- [Dataset excerpt]
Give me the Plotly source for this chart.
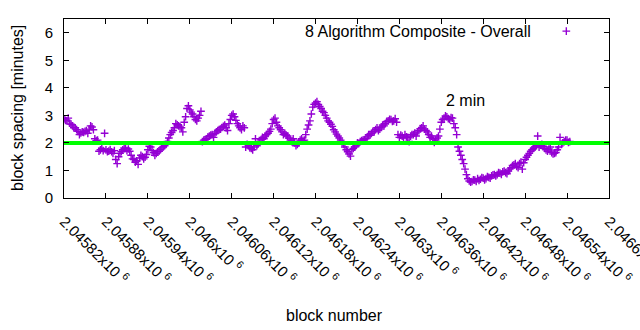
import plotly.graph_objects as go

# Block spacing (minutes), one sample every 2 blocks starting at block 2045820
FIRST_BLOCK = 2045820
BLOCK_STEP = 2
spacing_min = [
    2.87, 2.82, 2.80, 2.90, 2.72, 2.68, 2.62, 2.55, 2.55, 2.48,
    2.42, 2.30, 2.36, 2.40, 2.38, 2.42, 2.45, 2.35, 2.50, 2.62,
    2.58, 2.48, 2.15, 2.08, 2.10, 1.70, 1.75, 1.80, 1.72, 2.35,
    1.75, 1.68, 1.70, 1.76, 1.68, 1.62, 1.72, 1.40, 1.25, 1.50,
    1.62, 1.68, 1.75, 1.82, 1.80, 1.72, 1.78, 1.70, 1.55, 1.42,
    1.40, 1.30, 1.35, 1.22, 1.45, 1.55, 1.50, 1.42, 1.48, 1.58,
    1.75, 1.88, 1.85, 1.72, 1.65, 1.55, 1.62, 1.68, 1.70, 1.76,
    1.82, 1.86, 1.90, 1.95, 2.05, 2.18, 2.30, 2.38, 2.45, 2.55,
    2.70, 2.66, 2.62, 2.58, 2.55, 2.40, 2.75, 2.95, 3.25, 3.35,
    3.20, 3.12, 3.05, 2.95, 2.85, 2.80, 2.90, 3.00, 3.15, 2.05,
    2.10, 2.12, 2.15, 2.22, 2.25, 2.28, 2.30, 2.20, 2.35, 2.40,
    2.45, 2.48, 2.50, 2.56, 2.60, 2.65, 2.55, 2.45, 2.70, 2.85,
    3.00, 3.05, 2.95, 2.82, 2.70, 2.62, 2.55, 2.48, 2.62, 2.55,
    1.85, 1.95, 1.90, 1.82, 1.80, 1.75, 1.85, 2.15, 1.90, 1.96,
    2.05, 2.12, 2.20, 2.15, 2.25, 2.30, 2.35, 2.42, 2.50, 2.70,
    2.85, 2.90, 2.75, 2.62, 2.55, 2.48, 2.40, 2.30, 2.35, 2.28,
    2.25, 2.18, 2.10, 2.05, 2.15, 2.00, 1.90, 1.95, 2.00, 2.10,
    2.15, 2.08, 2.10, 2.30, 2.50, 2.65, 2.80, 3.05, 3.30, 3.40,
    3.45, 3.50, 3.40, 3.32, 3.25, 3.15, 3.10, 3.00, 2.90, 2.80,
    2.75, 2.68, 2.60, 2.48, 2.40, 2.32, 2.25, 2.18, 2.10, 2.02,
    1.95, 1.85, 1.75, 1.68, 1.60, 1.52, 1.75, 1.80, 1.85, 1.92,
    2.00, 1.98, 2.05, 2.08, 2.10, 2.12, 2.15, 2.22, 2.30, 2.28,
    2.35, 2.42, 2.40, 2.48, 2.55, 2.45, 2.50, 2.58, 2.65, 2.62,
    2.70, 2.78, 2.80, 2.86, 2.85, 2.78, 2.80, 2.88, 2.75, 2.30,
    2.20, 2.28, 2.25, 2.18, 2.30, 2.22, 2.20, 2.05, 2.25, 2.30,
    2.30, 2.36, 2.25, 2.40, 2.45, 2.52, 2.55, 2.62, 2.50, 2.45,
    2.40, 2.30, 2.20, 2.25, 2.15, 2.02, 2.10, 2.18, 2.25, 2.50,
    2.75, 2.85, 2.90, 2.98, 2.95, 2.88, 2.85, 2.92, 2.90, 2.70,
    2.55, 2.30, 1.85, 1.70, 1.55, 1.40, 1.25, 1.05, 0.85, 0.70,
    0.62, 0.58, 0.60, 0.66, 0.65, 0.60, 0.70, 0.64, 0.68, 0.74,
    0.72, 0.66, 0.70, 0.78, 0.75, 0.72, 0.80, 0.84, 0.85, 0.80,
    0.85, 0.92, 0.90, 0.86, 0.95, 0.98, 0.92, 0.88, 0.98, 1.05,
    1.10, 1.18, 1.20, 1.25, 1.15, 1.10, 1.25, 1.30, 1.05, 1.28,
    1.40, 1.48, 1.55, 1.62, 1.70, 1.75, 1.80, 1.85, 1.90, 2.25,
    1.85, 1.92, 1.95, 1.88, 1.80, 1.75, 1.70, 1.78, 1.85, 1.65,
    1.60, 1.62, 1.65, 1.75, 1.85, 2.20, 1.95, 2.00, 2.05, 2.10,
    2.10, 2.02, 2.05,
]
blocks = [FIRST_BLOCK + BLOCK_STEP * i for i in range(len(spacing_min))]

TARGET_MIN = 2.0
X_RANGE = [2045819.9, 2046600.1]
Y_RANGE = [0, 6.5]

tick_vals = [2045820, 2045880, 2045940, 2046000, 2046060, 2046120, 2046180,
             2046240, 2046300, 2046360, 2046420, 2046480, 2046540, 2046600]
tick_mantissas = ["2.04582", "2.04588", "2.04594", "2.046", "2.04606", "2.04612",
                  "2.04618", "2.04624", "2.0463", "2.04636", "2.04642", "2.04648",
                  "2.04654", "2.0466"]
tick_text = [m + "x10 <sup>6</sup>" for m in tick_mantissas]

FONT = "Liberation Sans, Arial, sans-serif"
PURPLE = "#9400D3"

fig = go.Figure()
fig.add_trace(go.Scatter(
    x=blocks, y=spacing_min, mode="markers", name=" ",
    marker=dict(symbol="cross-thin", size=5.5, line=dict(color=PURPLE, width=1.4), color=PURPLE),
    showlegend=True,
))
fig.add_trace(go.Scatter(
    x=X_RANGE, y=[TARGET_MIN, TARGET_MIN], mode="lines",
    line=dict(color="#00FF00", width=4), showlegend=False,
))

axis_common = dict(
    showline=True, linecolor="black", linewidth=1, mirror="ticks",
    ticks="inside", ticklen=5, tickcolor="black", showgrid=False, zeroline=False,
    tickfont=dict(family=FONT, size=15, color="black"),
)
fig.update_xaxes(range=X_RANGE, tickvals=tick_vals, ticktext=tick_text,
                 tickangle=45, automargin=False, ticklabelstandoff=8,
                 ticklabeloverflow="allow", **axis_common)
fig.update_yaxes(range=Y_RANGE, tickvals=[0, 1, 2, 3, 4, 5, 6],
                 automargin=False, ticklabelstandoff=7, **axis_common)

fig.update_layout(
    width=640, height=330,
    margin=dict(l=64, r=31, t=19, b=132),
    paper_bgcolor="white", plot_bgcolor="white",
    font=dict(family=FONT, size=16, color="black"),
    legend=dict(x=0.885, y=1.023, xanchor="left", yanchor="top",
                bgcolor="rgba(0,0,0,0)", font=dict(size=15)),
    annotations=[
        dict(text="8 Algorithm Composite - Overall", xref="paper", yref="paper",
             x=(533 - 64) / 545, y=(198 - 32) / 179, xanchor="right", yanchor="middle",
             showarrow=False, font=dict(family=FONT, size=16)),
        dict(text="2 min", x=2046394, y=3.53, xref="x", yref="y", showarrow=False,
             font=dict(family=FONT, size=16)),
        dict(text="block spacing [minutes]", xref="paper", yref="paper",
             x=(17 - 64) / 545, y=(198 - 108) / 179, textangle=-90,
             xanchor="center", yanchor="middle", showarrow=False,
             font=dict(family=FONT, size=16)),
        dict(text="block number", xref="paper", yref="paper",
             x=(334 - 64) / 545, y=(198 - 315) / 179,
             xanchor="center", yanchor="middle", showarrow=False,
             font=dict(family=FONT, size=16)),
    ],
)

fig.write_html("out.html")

- [Instructions to follow] Go from the first line of the listing to the line holding "import plotly.graph_objects as go" and, please, transcribe those lines exactly, both included, with no pictures.

- [Exercise result]
Give me the Plotly source for this chart.
import plotly.graph_objects as go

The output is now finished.